The investigation that followed the killing produced no publicly announced arrests, no named perpetrators, and no prosecution in the period covered by this chapter. The Anambra State Police Command confirmed the deaths and stated that investigations were ongoing. No subsequent public statement updated the investigation’s progress with any specific finding. In this respect — as in most aspects — the Akunyili killing joined the category of high-profile Southeast incidents for which the public record ends at the occurrence and the investigation’s conclusions never enter the public domain. [V — police confirmation of deaths and investigation statement; YV — investigation outcome requires primary police or court record]
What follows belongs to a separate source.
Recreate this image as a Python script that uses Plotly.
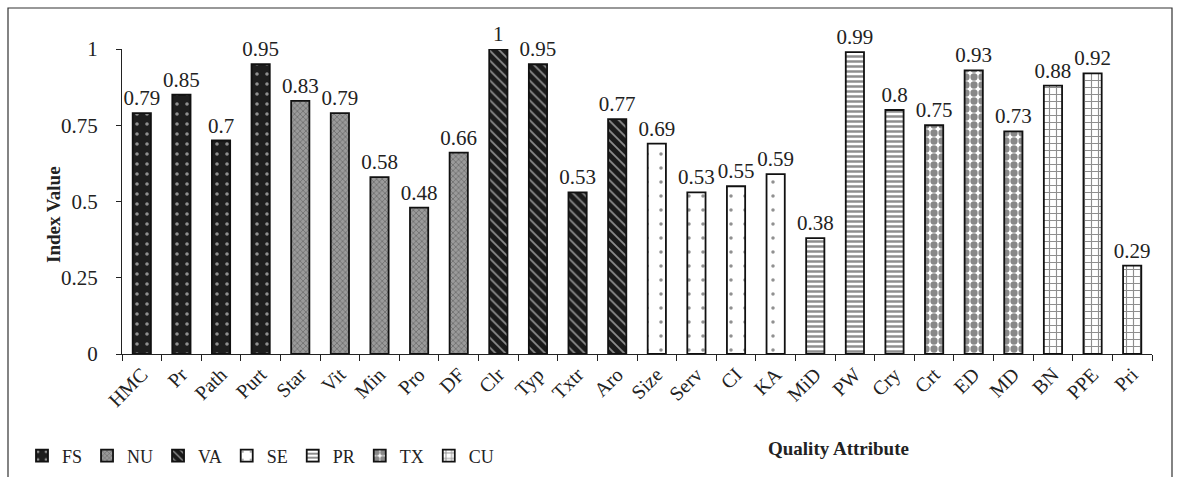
import plotly.graph_objects as go

categories = ["HMC", "Pr", "Path", "Purt", "Star", "Vit", "Min", "Pro", "DF",
              "Clr", "Typ", "Txtr", "Aro", "Size", "Serv", "CI", "KA",
              "MiD", "PW", "Cry", "Crt", "ED", "MD", "BN", "PPE", "Pri"]
values = [0.79, 0.85, 0.7, 0.95, 0.83, 0.79, 0.58, 0.48, 0.66,
          1, 0.95, 0.53, 0.77, 0.69, 0.53, 0.55, 0.59,
          0.38, 0.99, 0.8, 0.75, 0.93, 0.73, 0.88, 0.92, 0.29]
groups = ["FS"] * 4 + ["NU"] * 5 + ["VA"] * 4 + ["SE"] * 4 + ["PR"] * 3 + ["TX"] * 3 + ["CU"] * 3
group_order = ["FS", "NU", "VA", "SE", "PR", "TX", "CU"]
y_ticks = [0, 0.25, 0.5, 0.75, 1]
y_tick_labels = ["0", "0.25", "0.5", "0.75", "1"]

patterns = {
    "FS": dict(shape=".", bgcolor="#1e1e1e", fgcolor="#ffffff", size=10, solidity=0.1),
    "NU": dict(shape="x", bgcolor="#9a9a9a", fgcolor="#2a2a2a", size=4, solidity=0.3),
    "VA": dict(shape="\\", bgcolor="#1a1a1a", fgcolor="#ffffff", size=7, solidity=0.25),
    "SE": dict(shape=".", bgcolor="#ffffff", fgcolor="#222222", size=14, solidity=0.05),
    "PR": dict(shape="-", bgcolor="#ffffff", fgcolor="#1e1e1e", size=5, solidity=0.5),
    "TX": dict(shape=".", bgcolor="#ffffff", fgcolor="#111111", size=8, solidity=0.65),
    "CU": dict(shape="+", bgcolor="#ffffff", fgcolor="#1e1e1e", size=7, solidity=0.3),
}

FONT = "Liberation Serif"
fig = go.Figure()
for g in group_order:
    xs = [c for c, gg in zip(categories, groups) if gg == g]
    ys = [v for v, gg in zip(values, groups) if gg == g]
    fig.add_trace(go.Bar(
        x=xs, y=ys, name=g,
        text=[f"{v:g}" for v in ys], textposition="outside",
        textfont=dict(family=FONT, size=21, color="#222"),
        constraintext="none", cliponaxis=False,
        marker=dict(color=patterns[g]["bgcolor"], pattern=patterns[g],
                    line=dict(color="#111", width=1.8)),
    ))

W, H = 1178, 477
L, R, T, B = 122, 26, 49, 123
pw, ph = W - L - R, H - T - B

def px_x(p):
    return (p - L) / pw

def px_y(p):
    return (H - B - p) / ph

fig.update_layout(
    width=W, height=H,
    margin=dict(l=L, r=R, t=T, b=B, autoexpand=False),
    paper_bgcolor="white", plot_bgcolor="white",
    barmode="relative", bargap=0.54,
    font=dict(family=FONT, size=20, color="#222"),
    showlegend=True,
    legend=dict(orientation="h", x=px_x(22), xanchor="left", y=px_y(456), yanchor="middle",
                font=dict(family=FONT, size=18, color="#222"),
                itemwidth=30, bgcolor="rgba(0,0,0,0)"),
    xaxis=dict(categoryorder="array", categoryarray=categories, tickangle=-45,
               showline=True, linecolor="#222", linewidth=1,
               ticks="outside", tickson="boundaries", ticklen=6, tickcolor="#222",
               tickfont=dict(family=FONT, size=20), showgrid=False, automargin=False),
    yaxis=dict(range=[0, 1], tickvals=y_ticks, ticktext=y_tick_labels,
               showline=True, linecolor="#222", linewidth=1,
               ticks="outside", ticklen=5, tickcolor="#222", ticklabelstandoff=14,
               tickfont=dict(family=FONT, size=21), showgrid=False, zeroline=False,
               automargin=False),
    annotations=[
        dict(text="<b>Index Value</b>", textangle=-90, xref="paper", yref="paper",
             x=px_x(53), y=px_y(215), xanchor="center", yanchor="middle", showarrow=False,
             font=dict(family=FONT, size=19, color="#222")),
        dict(text="<b>Quality Attribute</b>", xref="paper", yref="paper",
             x=px_x(838), y=px_y(448), xanchor="center", yanchor="middle", showarrow=False,
             font=dict(family=FONT, size=19, color="#222")),
    ],
    shapes=[dict(type="rect", xref="paper", yref="paper",
                 x0=px_x(8), x1=px_x(1172), y0=px_y(490), y1=px_y(8),
                 line=dict(color="#333", width=1.2), fillcolor="rgba(0,0,0,0)", layer="below")],
)

fig.write_html("out.html", config={"displayModeBar": False},
               post_script="document.body.style.margin='0';document.body.style.overflow='hidden';")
The Akunyili killing illustrates a dimension of Southeast violence that the political attribution contest between government and IPOB tends to obscure: the experience of families and communities for whom the violence was not a political abstraction but a devastating personal reality, regardless of which actor was responsible. Dora Akunyili’s legacy was one of determined public service against powerful interests; her widower’s death in those circumstances, in a region that knew him and revered her memory, was a harm whose meaning exceeded any political framing. The chapter records it here not merely as an evidentiary data point but as a human reality that analytical honesty requires naming in full. [O — editorial reflection; V — for the facts of the killing as recorded]
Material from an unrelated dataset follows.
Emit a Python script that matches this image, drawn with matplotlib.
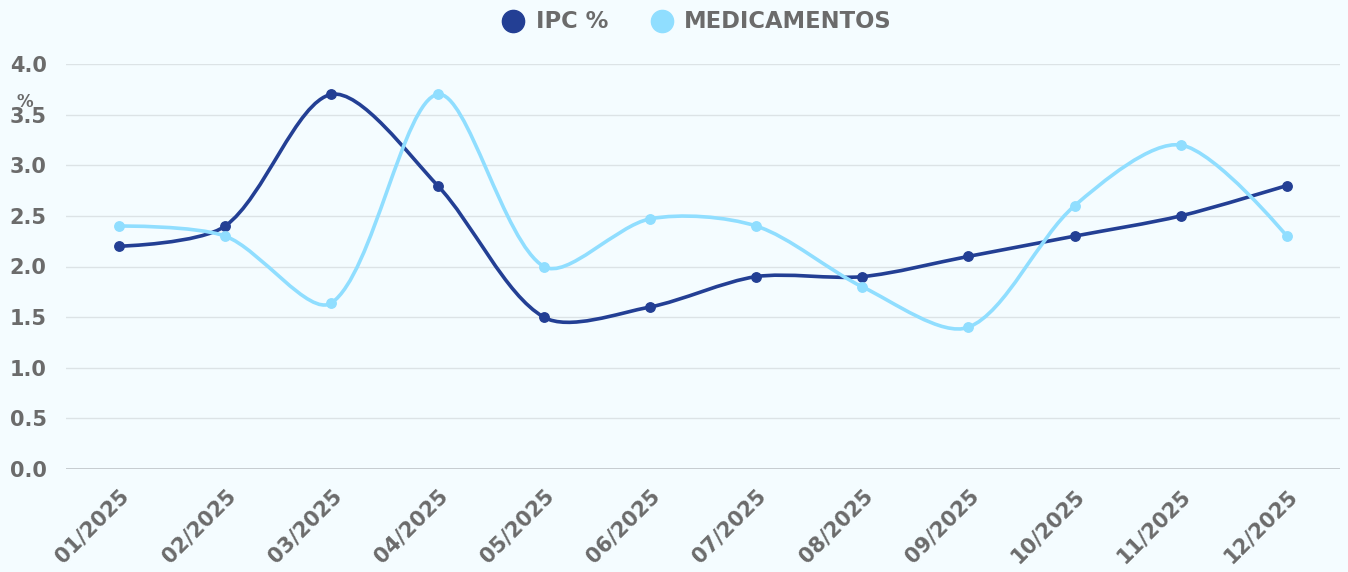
import matplotlib
matplotlib.use("Agg")
import matplotlib.pyplot as plt
from matplotlib.path import Path
from matplotlib.patches import PathPatch
from matplotlib.lines import Line2D
import numpy as np

#------
#data
months = ["01/2025", "02/2025", "03/2025", "04/2025", "05/2025", "06/2025",
          "07/2025", "08/2025", "09/2025", "10/2025", "11/2025", "12/2025"]
ipc = [2.2, 2.4, 3.7, 2.8, 1.5, 1.6, 1.9, 1.9, 2.1, 2.3, 2.5, 2.8]
medicamentos = [2.4, 2.3, 1.64, 3.7, 2.0, 2.47, 2.4, 1.8, 1.4, 2.6, 3.2, 2.3]
y_ticks = [0.0, 0.5, 1.0, 1.5, 2.0, 2.5, 3.0, 3.5, 4.0]

#------
#styles
bg = "#F4FCFF"
c_ipc = "#233F94"
c_med = "#90DEFF"
c_text = "#6B6B6B"

plt.rcParams['font.family'] = ["DejaVu Sans"]

fig = plt.figure(figsize=(13.48, 5.72), dpi=100, facecolor=bg)
ax = fig.add_axes([66/1348, (572-469)/572, (1340-66)/1348, (469-64)/572])
ax.set_facecolor(bg)
ax.set_xlim(-0.5, len(months) - 0.5)
ax.set_ylim(0, 4.0)


def smooth_path(xs, ys, smooth=0.3):
    #smoothed bezier line, control points worked out in pixel space,
    #end points keep their control point on themselves
    pts = ax.transData.transform(np.column_stack([xs, ys]))
    n = len(pts)
    cp_in = pts.copy()
    cp_out = pts.copy()
    for i in range(1, n-1):
        prev, cur, nxt = pts[i-1], pts[i], pts[i+1]
        v = nxt - prev
        l_prev = np.hypot(*(cur - prev))
        l_next = np.hypot(*(nxt - cur))
        r = l_next/(l_next + l_prev)
        cp_out[i] = cur + v*smooth*r
        cp_in[i] = cur - v*smooth*(1 - r)
    verts = [pts[0]]
    codes = [Path.MOVETO]
    for i in range(n-1):
        verts += [cp_out[i], cp_in[i+1], pts[i+1]]
        codes += [Path.CURVE4]*3
    inv = ax.transData.inverted()
    return Path(inv.transform(np.array(verts)), codes)


x = np.arange(len(months))
for vals, col, z in ((ipc, c_ipc, 3), (medicamentos, c_med, 4)):
    ax.add_patch(PathPatch(smooth_path(x, vals), facecolor='none', edgecolor=col,
                           lw=2.6, zorder=z, capstyle='round'))
    ax.plot(x, vals, 'o', color=col, markersize=6.8, zorder=z+0.5)

#grid and axes
ax.set_yticks(y_ticks)
ax.set_yticklabels(["%.1f" % v for v in y_ticks])
ax.set_xticks(x)
ax.set_xticklabels(months, rotation=45, ha='right', rotation_mode='anchor')
ax.grid(axis='y', color='#DCE3E6', lw=1)
ax.set_axisbelow(True)
for s in ax.spines.values():
    s.set_visible(False)
ax.axhline(0, color='#BFC5C9', lw=1.2, zorder=2)
ax.tick_params(axis='y', length=0, pad=14, labelsize=15, labelcolor=c_text)
ax.tick_params(axis='x', length=0, pad=12, labelsize=15, labelcolor=c_text)
for lab in ax.get_xticklabels() + ax.get_yticklabels():
    lab.set_fontweight('bold')

#axis name
fig.text(25/1348, 1 - 102/572, "%", ha='center', va='center',
         fontsize=12, fontweight='bold', color=c_text)

#legend
handles = [Line2D([], [], marker='o', linestyle='', color=c_ipc, markersize=16),
           Line2D([], [], marker='o', linestyle='', color=c_med, markersize=16)]
leg = fig.legend(handles, ["IPC %", "MEDICAMENTOS"], loc='center',
                 bbox_to_anchor=(697/1348, 1 - 22/572), ncol=2, frameon=False,
                 handletextpad=0.5, columnspacing=1.85, handlelength=1.0,
                 prop={'size': 16.3, 'weight': 'bold'})
for t in leg.get_texts():
    t.set_color(c_text)

fig.savefig("out.png", dpi=100, facecolor=bg)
81.11 The INEC Office Burnings — Electoral Infrastructure as Target, 2021–2023

The attack on Independent National Electoral Commission offices across the Southeast was one of the most sustained and geographically extensive dimensions of the violence wave. INEC itself documented at least 42 facilities attacked or damaged across the five Southeast states between 2021 and 2023 — a figure that represented the largest concentration of INEC facility damage of any region in Nigeria during the period. The attacks were not confined to administrative offices: voter registration equipment, electronic voting machines designated for storage pending the 2023 elections, backup electoral materials, and the data infrastructure supporting voter registration were all targeted. [V — INEC official damage report and public statement; V — 42-facility figure cited in INEC communications; V — equipment types targeted confirmed in INEC reports]
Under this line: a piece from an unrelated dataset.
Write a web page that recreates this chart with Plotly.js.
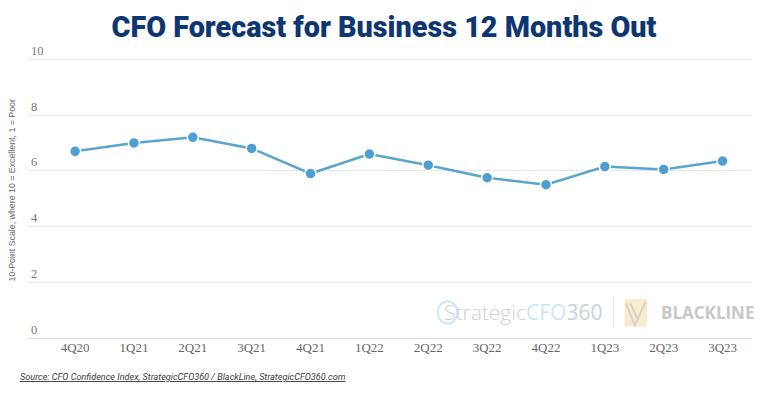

The sequencing and concentration of INEC office attacks in Imo, Anambra, and Abia states during the lead-up to the 2023 general elections was noted by electoral observers as a potential crisis for the conduct of credible elections in those areas. INEC’s preparatory work for the 2023 elections — voter registration exercises, equipment procurement and storage, training of electoral officials, and the physical distribution of materials — was directly disrupted by the attacks. INEC suspended voter registration exercises in conflict-affected areas on multiple occasions during 2021 and 2022, with consequences for enrollment rates in communities where registration had been interrupted. [V — INEC suspension announcements documented in press; V — registration disruption documented; V — 2023 election logistics challenges in Southeast documented in INEC post-election reports]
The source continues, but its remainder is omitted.